You need to look at it from a much broader PoV than you are now.

We have about 7 million people graduating every year. This number will eventually double and stabilize. And with every few years, the quality of the graduates only increases. So this also increases their value outside the country.

What you are looking at is a few years from now while you should be looking at what will happen 15 years later.

You say we need to reduce population, but there is no need for that. 15 years down the line, pretty much all our people, or at least most of our people, will be able to afford graduate level education. This gives them the minimum qualification required to look for a job outside the country.

So our main aim isn't to create jobs only in India, but to get other countries to open up their markets to Indian labour. And this is a primary agenda for India when negotiating trade deals. We are asking for free movement of high skilled labour in Europe, US and RCEP.

RCEP:
http://www.livemint.com/Politics/oY...on-modalities-for-movement-of-skilled-wo.html
“Earlier, other members were not even ready to discuss services. Now they have agreed to include a separate chapter on Mode 4 services (movement of natural persons) in the agreement,” a commerce ministry official said, requesting anonymity.

When it comes to countries like China, we are okay with opening up our market to Chinese goods if they open up their market to Indian services, including movement of people.

EU FTA
https://thewire.in/26540/many-issue...u-agreeing-on-an-free-trade-deal-in-brussels/
Mode 4 covers temporary movement of natural persons.

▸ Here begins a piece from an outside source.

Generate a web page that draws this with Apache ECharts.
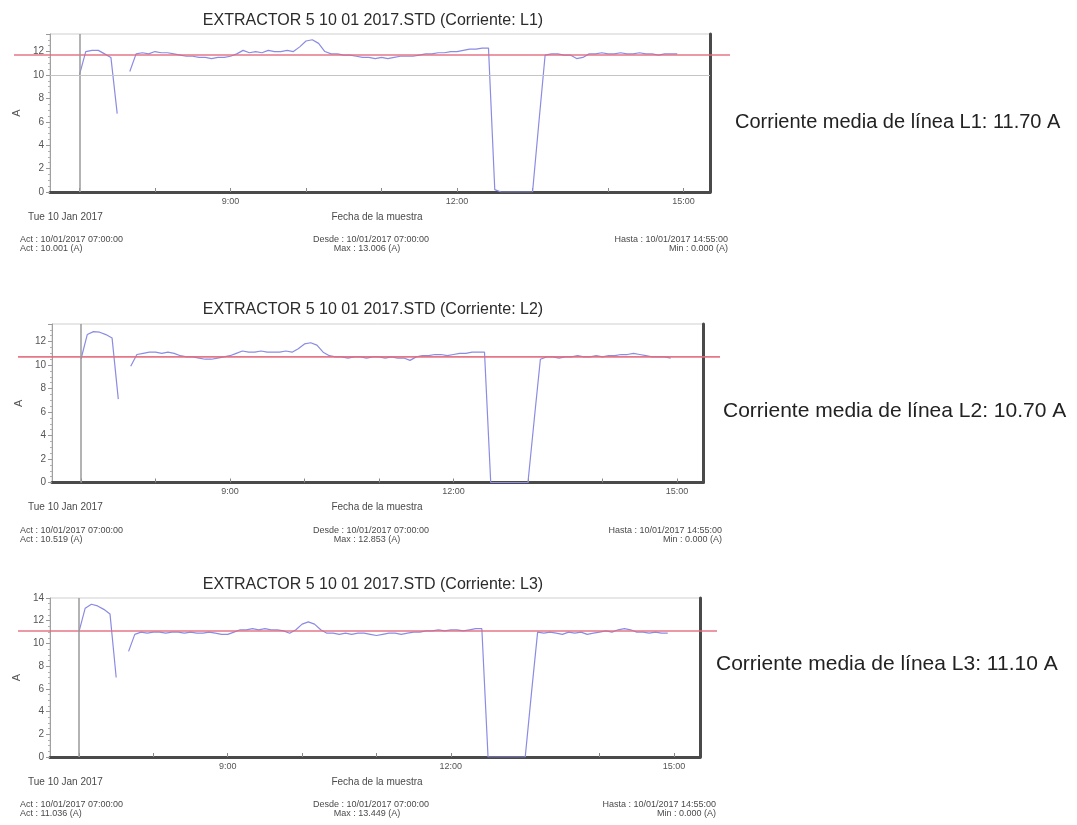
<!DOCTYPE html>
<html>
<head>
<meta charset="utf-8">
<script src="https://cdn.jsdelivr.net/npm/echarts@6/dist/echarts.min.js"></script>
<style>
  html, body { margin: 0; padding: 0; background: #ffffff; }
  #main { width: 1077px; height: 825px; }
</style>
</head>
<body>
<div id="main"></div>
<script>
// Sample clock (every 5 minutes, 10/01/2017)
const TIMES = [
  "07:00","07:05","07:10","07:15","07:20","07:25","07:30","07:35","07:40","07:45","07:50","07:55",
  "08:00","08:05","08:10","08:15","08:20","08:25","08:30","08:35","08:40","08:45","08:50","08:55",
  "09:00","09:05","09:10","09:15","09:20","09:25","09:30","09:35","09:40","09:45","09:50","09:55",
  "10:00","10:05","10:10","10:15","10:20","10:25","10:30","10:35","10:40","10:45","10:50","10:55",
  "11:00","11:05","11:10","11:15","11:20","11:25","11:30","11:35","11:40","11:45","11:50","11:55",
  "12:00","12:05","12:10","12:15","12:20","12:25","12:30","12:35","12:40","12:45","12:50","12:55",
  "13:00","13:05","13:10","13:15","13:20","13:25","13:30","13:35","13:40","13:45","13:50","13:55",
  "14:00","14:05","14:10","14:15","14:20","14:25","14:30","14:35","14:40","14:45","14:50","14:55"
];

// Phase currents (A); null = no sample recorded
const L1 = [
  10.001, 12.0, 12.1, 12.1, 11.8, 11.5, 6.7, null, 10.3, 11.8, 11.9, 11.8,
  12.0, 11.9, 11.9, 11.8, 11.7, 11.6, 11.6, 11.5, 11.5, 11.4, 11.5, 11.5,
  11.6, 11.8, 12.1, 11.9, 12.0, 11.9, 12.1, 12.0, 12.0, 12.1, 12.0, 12.4,
  12.9, 13.006, 12.7, 12.0, 11.8, 11.8, 11.7, 11.7, 11.6, 11.5, 11.5, 11.4,
  11.5, 11.4, 11.5, 11.6, 11.6, 11.6, 11.7, 11.8, 11.8, 11.9, 11.9, 12.0,
  12.0, 12.1, 12.2, 12.2, 12.3, 12.3, 0.2, 0, 0, 0, 0, 0,
  0, 5.9, 11.7, 11.8, 11.8, 11.7, 11.7, 11.4, 11.5, 11.8, 11.8, 11.9,
  11.8, 11.8, 11.9, 11.8, 11.8, 11.9, 11.8, 11.8, 11.7, 11.8, 11.8, 11.8
];
const L2 = [
  10.519, 12.6, 12.853, 12.8, 12.6, 12.3, 7.1, null, 9.9, 10.9, 11.0, 11.1,
  11.1, 11.0, 11.1, 11.0, 10.8, 10.7, 10.7, 10.6, 10.5, 10.5, 10.6, 10.7,
  10.8, 11.0, 11.2, 11.1, 11.1, 11.2, 11.1, 11.1, 11.1, 11.2, 11.1, 11.4,
  11.8, 11.9, 11.7, 11.1, 10.8, 10.7, 10.7, 10.6, 10.7, 10.7, 10.6, 10.7,
  10.7, 10.6, 10.7, 10.6, 10.6, 10.4, 10.7, 10.8, 10.8, 10.9, 10.9, 10.8,
  10.9, 11.0, 11.0, 11.1, 11.1, 11.1, 0, 0, 0, 0, 0, 0,
  0, 5.3, 10.5, 10.7, 10.7, 10.6, 10.7, 10.7, 10.8, 10.7, 10.7, 10.8,
  10.7, 10.8, 10.8, 10.9, 10.9, 11.0, 10.9, 10.8, 10.7, 10.7, 10.7, 10.6
];
const L3 = [
  11.036, 13.1, 13.449, 13.3, 13.0, 12.6, 7.0, null, 9.3, 10.8, 11.0, 10.9,
  11.0, 11.0, 10.9, 11.0, 11.0, 10.9, 11.0, 10.9, 10.9, 11.0, 10.9, 10.8,
  10.8, 11.0, 11.2, 11.2, 11.3, 11.2, 11.3, 11.2, 11.2, 11.1, 10.9, 11.2,
  11.7, 11.9, 11.7, 11.2, 10.9, 10.9, 10.8, 10.9, 10.8, 10.9, 10.9, 10.8,
  10.7, 10.8, 10.9, 10.9, 10.8, 10.9, 11.0, 11.0, 11.1, 11.1, 11.2, 11.1,
  11.2, 11.2, 11.1, 11.2, 11.3, 11.3, 0, 0, 0, 0, 0, 0,
  0, 5.6, 11.0, 10.9, 11.0, 10.9, 10.8, 11.0, 10.9, 11.0, 10.8, 10.9,
  11.0, 11.1, 11.0, 11.2, 11.3, 11.2, 11.0, 11.0, 10.9, 11.0, 10.9, 10.9
];

const PHASES = ["L1", "L2", "L3"];
const SERIES_VALUES = [L1, L2, L3];
const MEANS = [11.70, 10.70, 11.10];
const THRESHOLDS = [10, null, null];
const Y_MAX = [13.5, 13.5, 14];
const X_TICKS = [7, 8, 9, 10, 11, 12, 13, 14, 15];
const X_LABELS = [9, 12, 15];
const DAY_LABEL = "Tue 10 Jan 2017";
const DATE = "10/01/2017";

// Panel placement on the page
const PANELS = [
  { top: 34,  height: 158,   left: 50, right: 710, meanFrom: 14, meanTo: 730, titleY: 21,  sideX: 735, sideY: 122, sideFont: 20, endX: 728 },
  { top: 324, height: 158.5, left: 52, right: 703, meanFrom: 18, meanTo: 720, titleY: 310, sideX: 723, sideY: 411, sideFont: 21, endX: 722 },
  { top: 598, height: 159,   left: 50, right: 700, meanFrom: 18, meanTo: 717, titleY: 585, sideX: 716, sideY: 664, sideFont: 21, endX: 716 }
];
const X_MIN = 6.61, X_MAX = 15.35;
const FONT = '"Liberation Sans", Arial, sans-serif';

function toHours(t) {
  const [h, m] = t.split(":").map(Number);
  return h + m / 60;
}
function fmt(v) { return v.toFixed(3); }

const grids = [], xAxes = [], yAxes = [], series = [], texts = [];

PANELS.forEach((p, i) => {
  const values = SERIES_VALUES[i];
  const ymax = Y_MAX[i];
  const bottom = p.top + p.height;
  const gData = grids.length;
  grids.push({ left: p.left, top: p.top, width: p.right - p.left, height: p.height,
               show: true, borderColor: "#cfcfcf", borderWidth: 1 });
  const gMean = grids.length;
  grids.push({ left: p.meanFrom, top: p.top, width: p.meanTo - p.meanFrom, height: p.height, show: false });

  const xData = xAxes.length;
  xAxes.push({
    gridIndex: gData, type: "value", min: X_MIN, max: X_MAX,
    axisLine: { show: true, onZero: false, lineStyle: { color: "#4a4a4a", width: 3 } },
    axisTick: { show: true, inside: true, length: 4, customValues: X_TICKS, lineStyle: { color: "#888" } },
    axisLabel: { customValues: X_LABELS, formatter: v => Math.round(v) + ":00",
                 fontSize: 9, color: "#555", margin: 5, fontFamily: FONT },
    splitLine: { show: false }
  });
  const xMean = xAxes.length;
  xAxes.push({ gridIndex: gMean, type: "value", min: 0, max: 1, show: false });

  const yLeft = yAxes.length;
  yAxes.push({
    gridIndex: gData, type: "value", min: 0, max: ymax, interval: 2,
    name: "A", nameLocation: "middle", nameGap: 25,
    nameTextStyle: { fontSize: 11, color: "#555", fontFamily: FONT },
    axisLine: { show: true, lineStyle: { color: "#a0a0a0", width: 1 } },
    axisTick: { show: true, length: 4, lineStyle: { color: "#999" } },
    minorTick: { show: true, splitNumber: 4, length: 2, lineStyle: { color: "#b0b0b0" } },
    axisLabel: { fontSize: 10, color: "#555", margin: 6, fontFamily: FONT,
                 showMaxLabel: ymax % 2 === 0 },
    splitLine: { show: false }
  });
  yAxes.push({
    gridIndex: gData, type: "value", position: "right", min: 0, max: ymax,
    axisLine: { show: true, lineStyle: { color: "#4a4a4a", width: 3 } },
    axisTick: { show: false }, axisLabel: { show: false }, splitLine: { show: false }
  });
  const yMean = yAxes.length;
  yAxes.push({ gridIndex: gMean, type: "value", min: 0, max: ymax, show: false });

  // Cursor at the first sample and optional reference level
  const marks = [{ xAxis: toHours(TIMES[0]), lineStyle: { color: "#9a9a9a", width: 1.5, type: "solid" } }];
  if (THRESHOLDS[i] !== null) {
    marks.push({ yAxis: THRESHOLDS[i], lineStyle: { color: "#c4c4c4", width: 1, type: "solid" } });
  }

  series.push({
    type: "line", xAxisIndex: xData, yAxisIndex: yLeft, z: 3,
    showSymbol: false, connectNulls: false,
    data: TIMES.map((t, k) => [toHours(t), values[k] === null ? "-" : values[k]]),
    lineStyle: { color: "#8b8be4", width: 1.2 },
    markLine: { silent: true, symbol: "none", label: { show: false },
                lineStyle: { type: "solid" }, data: marks }
  });
  series.push({
    type: "line", xAxisIndex: xMean, yAxisIndex: yMean, z: 4,
    showSymbol: false, data: [[0, MEANS[i]], [1, MEANS[i]]],
    lineStyle: { color: "#e3687a", width: 1.6, opacity: 0.9 }
  });

  // Summary figures
  const nums = values.filter(v => v !== null);
  const vMax = Math.max(...nums), vMin = Math.min(...nums);
  const small = (text, x, y, align, size) => ({
    type: "text", x: x, y: y, silent: true,
    style: { text: text, font: (size || 9) + "px " + FONT, fill: "#4a4a4a", align: align, verticalAlign: "middle" }
  });
  texts.push({
    type: "text", x: 373, y: p.titleY, silent: true,
    style: { text: "EXTRACTOR 5 10 01 2017.STD (Corriente: " + PHASES[i] + ")",
             font: "16px " + FONT, fill: "#2b2b2b", align: "center", verticalAlign: "middle" }
  });
  texts.push(small(DAY_LABEL, 28, bottom + 25, "left", 10));
  texts.push(small("Fecha de la muestra", 377, bottom + 25, "center", 10));
  texts.push(small("Act : " + DATE + " " + TIMES[0] + ":00", 20, bottom + 48, "left"));
  texts.push(small("Act : " + fmt(values[0]) + " (A)", 20, bottom + 57, "left"));
  texts.push(small("Desde : " + DATE + " " + TIMES[0] + ":00", 371, bottom + 48, "center"));
  texts.push(small("Max : " + fmt(vMax) + " (A)", 367, bottom + 57, "center"));
  texts.push(small("Hasta : " + DATE + " " + TIMES[TIMES.length - 1] + ":00", p.endX, bottom + 48, "right"));
  texts.push(small("Min : " + fmt(vMin) + " (A)", p.endX, bottom + 57, "right"));
  texts.push({
    type: "text", x: p.sideX, y: p.sideY, silent: true,
    style: { text: "Corriente media de línea " + PHASES[i] + ": " + MEANS[i].toFixed(2) + " A",
             font: p.sideFont + "px " + FONT, fill: "#222", align: "left", verticalAlign: "middle" }
  });
});

const chart = echarts.init(document.getElementById("main"), null, { renderer: "canvas" });
chart.setOption({
  animation: false,
  backgroundColor: "#ffffff",
  grid: grids,
  xAxis: xAxes,
  yAxis: yAxes,
  series: series,
  graphic: { elements: texts }
});
</script>
</body>
</html>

Liberalisation under mode 4 would mean the EU allowing more Indian professionals preferential access to the European labour market, which could boost remittances from the EU to India.

So opening up our economy would also mean other countries will have to open up their economies for Indian labour.

We are also trying to get WTO to reform.
http://www.livemint.com/Politics/it...-the-stage-for-a-clash-with-US-EU-at-WTO.html

The argument is if companies like Google and Ford want to sell in India, then the US should allow access to Indians in the US.

Our population is our biggest advantage.